● Required task:
Select the lines of the records containing the word "chart" and list them.

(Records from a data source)
++++++

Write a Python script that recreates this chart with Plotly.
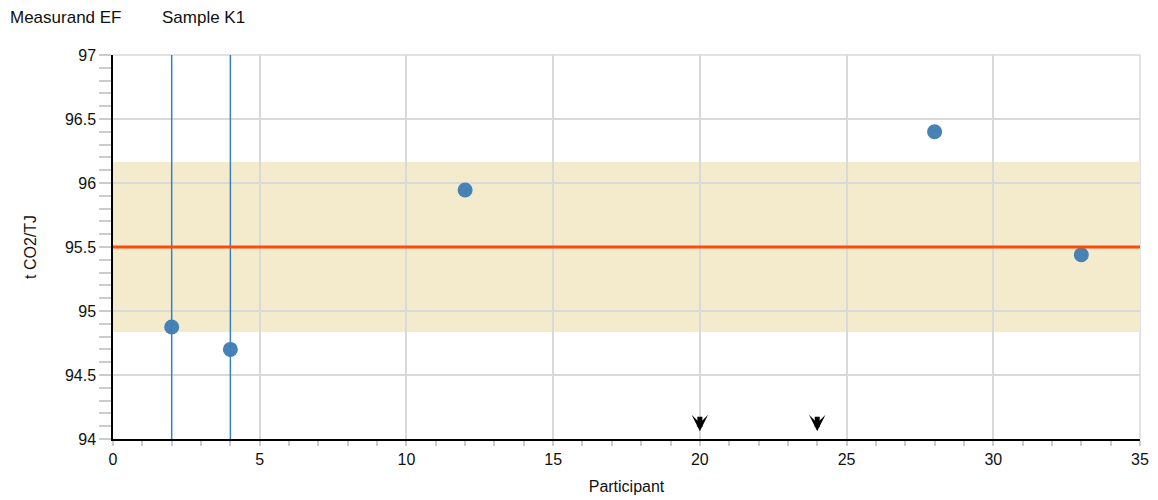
import plotly.graph_objects as go

# Data
participants = [2, 4, 12, 28, 33]
values = [94.875, 94.70, 95.945, 96.40, 95.44]
below_range = [20, 24]          # participants whose values are below the axis range
highlight = [2, 4]              # participants marked with vertical lines
assigned_value = 95.5
band_low, band_high = 94.836, 96.164
x_range = [0, 35]
y_range = [94, 97]

FONT = "Liberation Sans, Arial, sans-serif"
GRID = "#d9d9d9"

fig = go.Figure()

# tolerance band
fig.add_shape(type="rect", xref="x", yref="y", x0=x_range[0], x1=x_range[1],
              y0=band_low, y1=band_high, fillcolor="#f4ebcd", line_width=0, layer="below")

# highlight lines
for p in highlight:
    fig.add_shape(type="line", xref="x", yref="paper", x0=p, x1=p, y0=0, y1=1,
                  line=dict(color="#3a80c0", width=1.5), layer="above")

# assigned value line
fig.add_shape(type="line", xref="paper", yref="y", x0=0, x1=1,
              y0=assigned_value, y1=assigned_value,
              line=dict(color="#ff4a0a", width=3), layer="above")

fig.add_trace(go.Scatter(x=participants, y=values, mode="markers",
                         marker=dict(size=15, color="#4682b4"),
                         hoverinfo="x+y", showlegend=False))

# arrows for values below range
for p in below_range:
    fig.add_annotation(x=p, y=94.06, xref="x", yref="y", ax=0, ay=-16,
                       showarrow=True, arrowhead=3, arrowsize=0.55, arrowwidth=5,
                       arrowcolor="black", text="")

# title texts
fig.add_annotation(text="Measurand EF", xref="paper", yref="paper",
                   x=-105/1027, y=1 + 38/384, xanchor="left", yanchor="middle",
                   showarrow=False, font=dict(size=17, color="#111", family=FONT))
fig.add_annotation(text="Sample K1", xref="paper", yref="paper",
                   x=47/1027, y=1 + 38/384, xanchor="left", yanchor="middle",
                   showarrow=False, font=dict(size=17, color="#111", family=FONT))

fig.update_layout(
    width=1158, height=500,
    margin=dict(l=105, r=26, t=47, b=69),
    plot_bgcolor="white", paper_bgcolor="white",
    font=dict(family=FONT, color="#111"),
    xaxis=dict(range=x_range, dtick=5, tick0=0, showgrid=True, gridcolor=GRID, gridwidth=1.5,
               zeroline=False, showline=True, linecolor="black", linewidth=1.5,
               ticks="outside", ticklen=5, tickcolor="#cccccc", tickwidth=1.5,
               minor=dict(dtick=1, ticks="outside", ticklen=5, tickcolor="#cccccc", showgrid=False),
               tickfont=dict(size=16),
               title=dict(text="Participant", font=dict(size=16), standoff=14)),
    yaxis=dict(range=y_range, dtick=0.5, tick0=94, showgrid=True, gridcolor=GRID, gridwidth=1.5,
               zeroline=False, showline=True, linecolor="black", linewidth=1.5,
               ticks="outside", ticklen=12, tickcolor="#cccccc", tickwidth=1.5,
               minor=dict(dtick=0.1, ticks="outside", ticklen=12, tickcolor="#cccccc", showgrid=False),
               tickfont=dict(size=16),
               title=dict(text="t CO2/TJ", font=dict(size=16), standoff=24)),
)

# top / right border lines (light gray)
fig.add_shape(type="line", xref="paper", yref="paper", x0=0, x1=1, y0=1, y1=1,
              line=dict(color=GRID, width=1.5), layer="below")
fig.add_shape(type="line", xref="paper", yref="paper", x0=1, x1=1, y0=0, y1=1,
              line=dict(color=GRID, width=1.5), layer="below")

fig.write_html("out.html")
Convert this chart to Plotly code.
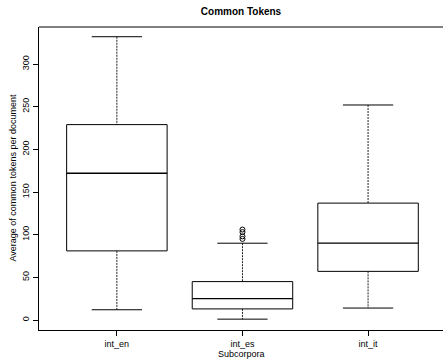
import plotly.graph_objects as go

categories = ["int_en", "int_es", "int_it"]
lower_whisker = [12, 1, 14]
q1 = [81, 13, 57]
median = [172, 25, 90]
q3 = [229, 45, 137]
upper_whisker = [332, 90, 252]
outlier_cat = ["int_es", "int_es", "int_es", "int_es"]
outlier_vals = [106, 103, 98, 95]

BOXW = 0.8
CAPW = 0.4
pos = {c: i + 1 for i, c in enumerate(categories)}

fig = go.Figure()
line_solid = dict(color="#000000", width=1)
line_dot = dict(color="#222222", width=1, dash="2px,1px")

for c, lw, a, m, b, uw in zip(categories, lower_whisker, q1, median, q3, upper_whisker):
    x = pos[c]
    fig.add_trace(go.Scatter(x=[x, x, None, x, x], y=[uw, b, None, a, lw], mode="lines",
                             line=line_dot, showlegend=False, hoverinfo="skip"))
    fig.add_trace(go.Scatter(x=[x - CAPW / 2, x + CAPW / 2, None, x - CAPW / 2, x + CAPW / 2],
                             y=[uw, uw, None, lw, lw], mode="lines",
                             line=line_solid, showlegend=False, hoverinfo="skip"))
    fig.add_trace(go.Scatter(x=[x - BOXW / 2, x + BOXW / 2, x + BOXW / 2, x - BOXW / 2, x - BOXW / 2],
                             y=[a, a, b, b, a], mode="lines",
                             line=line_solid, showlegend=False, hoverinfo="skip"))
    fig.add_trace(go.Scatter(x=[x - BOXW / 2, x + BOXW / 2], y=[m, m], mode="lines",
                             line=dict(color="#000000", width=1.3), showlegend=False, hoverinfo="skip"))

fig.add_trace(go.Scatter(x=[pos[c] for c in outlier_cat], y=outlier_vals, mode="markers",
                         marker=dict(symbol="circle-open", size=5, color="#000000",
                                     line=dict(width=1)),
                         showlegend=False, hoverinfo="skip"))

W, H = 443, 360
font = "Liberation Sans, Arial, Helvetica, sans-serif"
fig.update_layout(
    width=W, height=H,
    margin=dict(l=39, r=0, t=27, b=30, autoexpand=False),
    paper_bgcolor="white", plot_bgcolor="white",
    font=dict(family=font, size=9, color="#000000"),
    title=dict(text="<b>Common Tokens</b>", x=0.5, xref="paper", y=1 - 11 / H,
               yanchor="middle", xanchor="center", font=dict(size=10, family=font)),
    shapes=[dict(type="line", xref="paper", yref="paper", x0=0, x1=1, y0=1, y1=1,
                 line=dict(color="#000000", width=1))],
    annotations=[
        dict(text="Subcorpora", xref="paper", yref="paper", x=0.5,
             y=-(354 - 330) / 303, xanchor="center", yanchor="middle",
             showarrow=False, font=dict(size=9)),
        dict(text="Average of common tokens per document", xref="paper", yref="paper",
             x=-(39 - 12) / 404, y=0.5, xanchor="center", yanchor="middle",
             textangle=-90, showarrow=False, font=dict(size=9)),
    ],
)
fig.update_xaxes(
    range=[0.38, 0.38 + 404 / 125.6], automargin=False,
    tickmode="array", tickvals=[pos[c] for c in categories], ticktext=categories,
    ticks="outside", ticklen=5, tickcolor="#000000", tickwidth=1,
    showline=True, linecolor="#000000", linewidth=1,
    showgrid=False, zeroline=False,
    tickfont=dict(size=9),
)
fig.update_yaxes(
    range=[-11.72, 343.4], automargin=False,
    tickmode="array", tickvals=[0, 50, 100, 150, 200, 250, 300],
    tickangle=-90,
    ticks="outside", ticklen=5, tickcolor="#000000", tickwidth=1,
    showline=True, linecolor="#000000", linewidth=1,
    showgrid=False, zeroline=False,
    tickfont=dict(size=9),
)

fig.write_html("out.html", config={"displayModeBar": False},
               post_script="document.body.style.margin='0';document.body.style.padding='0';"
                           "document.body.style.overflow='hidden';")
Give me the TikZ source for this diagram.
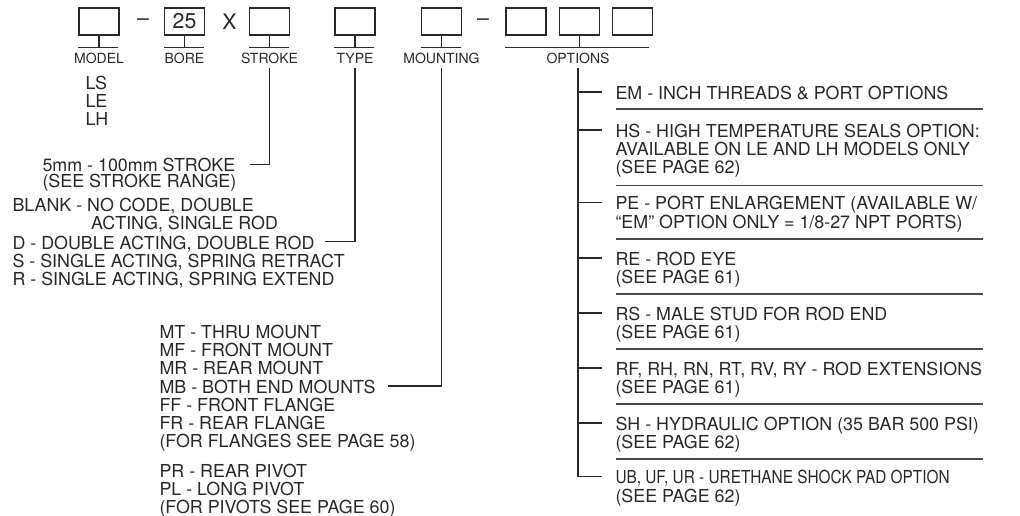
\documentclass[tikz,border=0pt]{standalone}
\usepackage{fontspec}
\usepackage{graphicx}
\setmainfont{TeX Gyre Heros}
\usetikzlibrary{positioning}

\definecolor{ink}{RGB}{40,40,40}

\tikzset{every picture/.style={line width=0.75pt}}
\tikzset{
  codebox/.style={draw=ink, line width=1pt, minimum width=30pt, minimum height=20.25pt, inner sep=0pt, text=ink, font=\fontsize{16}{16}\selectfont},
  codelbl/.style={inner sep=3pt, text=ink, font=\fontsize{10.5}{11}\selectfont},
  bigtxt/.style={inner sep=0.75pt, text=ink, font=\fontsize{16}{16}\selectfont},
  desc/.style={anchor=north west, inner sep=0.75pt, align=left, text=ink, font=\fontsize{13.4}{13.7}\selectfont},
  lead/.style={draw=ink, line width=1pt},
  sepline/.style={draw=ink!85, line width=1.2pt},
}

\begin{document}
\begin{tikzpicture}[x=0.75pt,y=0.75pt,yscale=-1,xscale=1]
\useasboundingbox (0,0) rectangle (1020,516);

%Shape: Rectangle [id:model]
\node[codebox] (modelbox) at (99,21.5) {};
% Text Node
\node[bigtxt] (dashA) at (143,22) {--};
%Shape: Rectangle [id:bore]
\node[codebox] (borebox) at (184.5,21.5) {25};
% Text Node
\node[bigtxt] (xmark) at (229.5,21.5) {X};
%Shape: Rectangle [id:stroke]
\node[codebox] (strokebox) at (269.5,21.5) {};
%Shape: Rectangle [id:type]
\node[codebox] (typebox) at (355,21.5) {};
%Shape: Rectangle [id:mount]
\node[codebox] (mountbox) at (441.5,21.5) {};
% Text Node
\node[bigtxt] (dashB) at (483,22) {--};
%Shape: Rectangle [id:options]
\node[codebox] (optboxA) at (526,21.5) {};
\node[codebox, right=9pt of optboxA] (optboxB) {};
\node[codebox, right=9pt of optboxB] (optboxC) {};

%Straight Lines [id:stems]
\draw[lead] (modelbox.south) -- ++(0,12);
\draw[lead] (borebox.south) -- ++(0,12);
\draw[lead] (strokebox.south) -- ++(0,12);
\draw[lead] (typebox.south) -- ++(0,12);
\draw[lead] (mountbox.south) -- ++(0,12);
\draw[lead] (optboxB.south) -- ++(0,12);
%Straight Lines [id:bars]
\draw[lead] (modelbox.south west) ++(0,12) -- ++(40,0);
\draw[lead] (borebox.south west) ++(0,12) -- ++(40,0);
\draw[lead] (strokebox.south west) ++(0,12) -- ++(40,0);
\draw[lead] (typebox.south west) ++(0,12) -- ++(40,0);
\draw[lead] (mountbox.south west) ++(0,12) -- ++(40,0);
\draw[lead] (optboxA.south west) ++(0,12) -- ++(144,0);

% Text Node
\node[codelbl] (modellbl) at (99,58) {MODEL};
\node[codelbl] (borelbl) at (184.5,58) {BORE};
\node[codelbl] (strokelbl) at (269.5,58) {STROKE};
\node[codelbl] (typelbl) at (355,58) {TYPE};
\node[codelbl] (mountlbl) at (441.5,58) {MOUNTING};
\node[codelbl] (optlbl) at (578,58) {OPTIONS};

% Text Node
\node[desc] (modeldesc) at (84,74.5) {LS\\LE\\LH};
% Text Node
\node[desc, font=\fontsize{13.4}{12}\selectfont] (strokedesc) at (41,157) {5mm - 100mm STROKE\\(SEE STROKE RANGE)};
% Text Node
\node[desc] (blankdesc) at (11,196.5) {BLANK - NO CODE, DOUBLE\\\hspace*{59pt}ACTING, SINGLE ROD};
% Text Node
\node[desc] (typedesc) at (11,234.5) {D - DOUBLE ACTING, DOUBLE ROD\\S - SINGLE ACTING, SPRING RETRACT\\R - SINGLE ACTING, SPRING EXTEND};
% Text Node
\node[desc] (mountdesc) at (158,323.5) {MT - THRU MOUNT\\MF - FRONT MOUNT\\MR - REAR MOUNT\\MB - BOTH END MOUNTS\\FF - FRONT FLANGE\\FR - REAR FLANGE\\(FOR FLANGES SEE PAGE 58)};
% Text Node
\node[desc] (pivotdesc) at (158,462.5) {PR - REAR PIVOT\\PL - LONG PIVOT\\(FOR PIVOTS SEE PAGE 60)};

%Straight Lines [id:leaders]
\coordinate (strokeend) at (250,164.5);
\coordinate (typeend) at (325,241.5);
\coordinate (mountend) at (388,386);
\draw[lead] (strokelbl.south) |- (strokeend);
\draw[lead] (typelbl.south) |- (typeend);
\draw[lead] (mountlbl.south) |- (mountend);

% Text Node
\node[desc] (emdesc) at (614,84.5) {EM - INCH THREADS \& PORT OPTIONS};
\node[desc] (hsdesc) at (614,122.5) {HS - HIGH TEMPERATURE SEALS OPTION:\\AVAILABLE ON LE AND LH MODELS ONLY\\(SEE PAGE 62)};
\node[desc] (pedesc) at (614,195) {PE - PORT ENLARGEMENT (AVAILABLE W/\\“EM” OPTION ONLY = 1/8-27 NPT PORTS)};
\node[desc] (redesc) at (614,250.5) {RE - ROD EYE\\(SEE PAGE 61)};
\node[desc] (rsdesc) at (614,305.5) {RS - MALE STUD FOR ROD END\\(SEE PAGE 61)};
\node[desc] (rfdesc) at (614,360.5) {RF, RH, RN, RT, RV, RY - ROD EXTENSIONS\\(SEE PAGE 61)};
\node[desc] (shdesc) at (614,415.5) {SH - HYDRAULIC OPTION (35 BAR 500 PSI)\\(SEE PAGE 62)};
\node[desc] (ubdesc) at (614,469) {\scalebox{0.86}[1]{UB, UF, UR - URETHANE SHOCK PAD OPTION}\\(SEE PAGE 62)};

%Straight Lines [id:option ticks]
\coordinate (emtick) at (602,92);
\coordinate (hstick) at (602,130);
\coordinate (petick) at (602,202.5);
\coordinate (retick) at (602,258);
\coordinate (rstick) at (602,313);
\coordinate (rftick) at (602,368);
\coordinate (shtick) at (602,423);
\coordinate (ubtick) at (602,476.5);
\draw[lead] (optlbl.south) |- (ubtick);
\draw[lead] (optlbl.south |- emtick) -- (emtick);
\draw[lead] (optlbl.south |- hstick) -- (hstick);
\draw[lead] (optlbl.south |- petick) -- (petick);
\draw[lead] (optlbl.south |- retick) -- (retick);
\draw[lead] (optlbl.south |- rstick) -- (rstick);
\draw[lead] (optlbl.south |- rftick) -- (rftick);
\draw[lead] (optlbl.south |- shtick) -- (shtick);

%Straight Lines [id:separators]
\draw[sepline] (616,109) -- (983,109);
\draw[sepline] (616,185.5) -- (983,185.5);
\draw[sepline] (616,239) -- (983,239);
\draw[sepline] (616,294) -- (983,294);
\draw[sepline] (616,349) -- (983,349);
\draw[sepline] (616,404) -- (983,404);
\draw[sepline] (616,459) -- (983,459);

\end{tikzpicture}
\end{document}
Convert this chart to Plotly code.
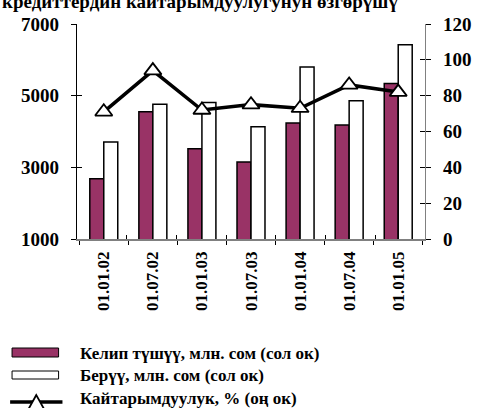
import plotly.graph_objects as go

# Data
dates = ["01.01.02", "01.07.02", "01.01.03", "01.07.03", "01.01.04", "01.07.04", "01.01.05"]
inflow = [2680, 4550, 3520, 3150, 4240, 4180, 5340]      # Келип түшүү, млн. сом
outflow = [3710, 4760, 4810, 4130, 5800, 4860, 6420]     # Берүү, млн. сом
return_rate = [71, 94, 72, 75, 73, 86, 82]               # Кайтарымдуулук, %

left_ticks = [1000, 3000, 5000, 7000]
right_ticks = [0, 20, 40, 60, 80, 100, 120]

names = [
    "Келип түшүү, млн. сом (сол ок)",
    "Берүү, млн. сом (сол ок)",
    "Кайтарымдуулук, % (оң ок)",
]

PURPLE = "#993366"
FONT = "Liberation Serif"

W, H = 483, 408
L, R, T, B = 77, 436, 24, 239


def px(x):
    return (x - L) / (R - L)


def py(y):
    return (B - y) / (B - T)


def bold(size):
    return dict(family=FONT, size=size, color="black", weight="bold")


fig = go.Figure()
fig.add_trace(go.Bar(x=dates, y=inflow, name=names[0], marker=dict(color=PURPLE, line=dict(color="black", width=1.5)),
                     showlegend=False))
fig.add_trace(go.Bar(x=dates, y=outflow, name=names[1], marker=dict(color="white", line=dict(color="black", width=1.5)),
                     showlegend=False))
fig.add_trace(go.Scatter(x=dates, y=return_rate, name=names[2], yaxis="y2", mode="lines+markers",
                         line=dict(color="black", width=3.5),
                         marker=dict(symbol="triangle-up", size=15, color="white", line=dict(color="black", width=1.8)),
                         showlegend=False))

fig.update_layout(
    width=W, height=H,
    margin=dict(l=L, r=W - R, t=T, b=H - B),
    paper_bgcolor="white", plot_bgcolor="white",
    barmode="group", bargap=0.43, bargroupgap=0,
    xaxis=dict(type="category", tickangle=-90, tickfont=bold(17),
               showline=True, linecolor="#808080", linewidth=1.5, ticks="outside", ticklen=4,
               tickcolor="black", tickson="boundaries", showgrid=False, ticklabelstandoff=4),
    yaxis=dict(range=[1000, 7000], tickvals=left_ticks, tickfont=bold(19), showline=True, linecolor="black",
               linewidth=1.2, ticks="outside", ticklen=5, tickcolor="black", showgrid=False, zeroline=False,
               ticklabelstandoff=8),
    yaxis2=dict(range=[0, 120], tickvals=right_ticks, overlaying="y", side="right", tickfont=bold(19),
                showline=True, linecolor="#808080", linewidth=1.2, ticks="outside", ticklen=5,
                tickcolor="black", showgrid=False, zeroline=False, ticklabelstandoff=8),
    # inner halves of the crossing tick marks
    yaxis3=dict(range=[1000, 7000], tickvals=left_ticks, overlaying="y", side="left", showticklabels=False,
                ticks="inside", ticklen=5, tickcolor="black", showgrid=False, zeroline=False, showline=False),
    yaxis4=dict(range=[0, 120], tickvals=right_ticks, overlaying="y", side="right", showticklabels=False,
                ticks="inside", ticklen=5, tickcolor="black", showgrid=False, zeroline=False, showline=False),
    xaxis2=dict(range=[-0.5, len(dates) - 0.5], tickvals=[i - 0.5 for i in range(len(dates) + 1)],
                overlaying="x", side="bottom", showticklabels=False, ticks="inside", ticklen=4,
                tickcolor="black", showgrid=False, zeroline=False, showline=False),
)

# empty traces so the overlay axes render
fig.add_trace(go.Scatter(x=[dates[0]], y=[1000], yaxis="y3", mode="none", showlegend=False, hoverinfo="skip"))
fig.add_trace(go.Scatter(x=[dates[0]], y=[0], yaxis="y4", mode="none", showlegend=False, hoverinfo="skip"))
fig.add_trace(go.Scatter(x=[0], y=[1000], xaxis="x2", mode="none", showlegend=False, hoverinfo="skip"))

# Title (top line runs off the page)
fig.add_annotation(text="кредиттердин кайтарымдуулугунун өзгөрүшү", xref="paper", yref="paper",
                   x=px(-2), y=1, xanchor="left", yanchor="bottom", yshift=10, showarrow=False,
                   font=bold(19))

# Legend drawn below the chart
rows = [353, 375, 398]
fig.add_shape(type="rect", xref="paper", yref="paper", x0=px(10), x1=px(58), y0=py(348), y1=py(357),
              fillcolor=PURPLE, line=dict(color="black", width=1))
fig.add_shape(type="rect", xref="paper", yref="paper", x0=px(10), x1=px(58), y0=py(371), y1=py(379),
              fillcolor="white", line=dict(color="black", width=1))
fig.add_shape(type="line", xref="paper", yref="paper", x0=px(8), x1=px(62), y0=py(402), y1=py(402),
              line=dict(color="black", width=3.5))
tri = [(35, 395), (27, 409), (43, 409)]
path = "M " + " L ".join(f"{px(a):.5f},{py(b):.5f}" for a, b in tri) + " Z"
fig.add_shape(type="path", xref="paper", yref="paper", path=path, fillcolor="white",
              line=dict(color="black", width=1.8))
for name, y in zip(names, rows):
    fig.add_annotation(text=name, xref="paper", yref="paper", x=px(78), y=py(y), xanchor="left",
                       yanchor="middle", showarrow=False, font=bold(17))

fig.write_html("out.html")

++++++

● Solution for this exercise:
Write a Python script that recreates this chart with Plotly.
Convert this chart to Plotly code.
Convert this chart to Plotly code.
# Legend drawn below the chart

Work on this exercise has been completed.